What are people fighting against?
One of the things I’ve found most intriguing to reflect on in all of the comments of difference with my baptism is necessary for salvation post, is figuring out what exactly people are fighting against? What is it that’s so important to push back vigorously in denouncement of this belief to make sure people don’t think they really need to go out and get their body wet? Is it really that much of a dangerous thing to believe that baptism is necessary for salvation? It would seem in in the heart cries of people’s words of difference is that they want to make sure as many people as possible can be saved, which is a very beautiful desire to have. It’s a beautiful desire that I think we all certainly have. I would suggest that we can trust God being a just God set up the perfect parameters for salvation that as many as possible will in fact get saved.

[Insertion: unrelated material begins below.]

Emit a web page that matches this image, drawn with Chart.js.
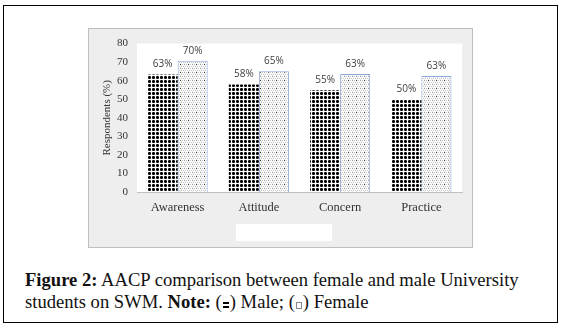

My only goal in all of my posts is to expand thought and knowledge to hopefully help anyone come to the best conclusion of beliefs and practices of Christian faith. Maybe I’ll be the one that helps a specific person reach to the best, or maybe someone else will. But it’s my hope that in my words that I’ve been a stepping stone in helping someone get one step closer to the truth. I’ll close with the same thing I said in my baptism post that sparked so much conversation. I think even the person who thinks differently on this topic can agree with me on this one statement. I have nothing to lose in believing baptism as a necessary part of receiving salvation, and acting in belief of that as truth by getting baptized. If one doesn’t need to be baptized for salvation, then they’ll still be with God for eternity anyway. But on the other hand, someone who believes it’s not necessary for salvation, and has not been baptized in belief of its necessity for salvation, it seems there’s only everything to lose. We all have the God-given freedom to make the choices we see are best, and it’s my sincerest hope and prayer that we will all make the best one.
Peace to all those who are in Christ.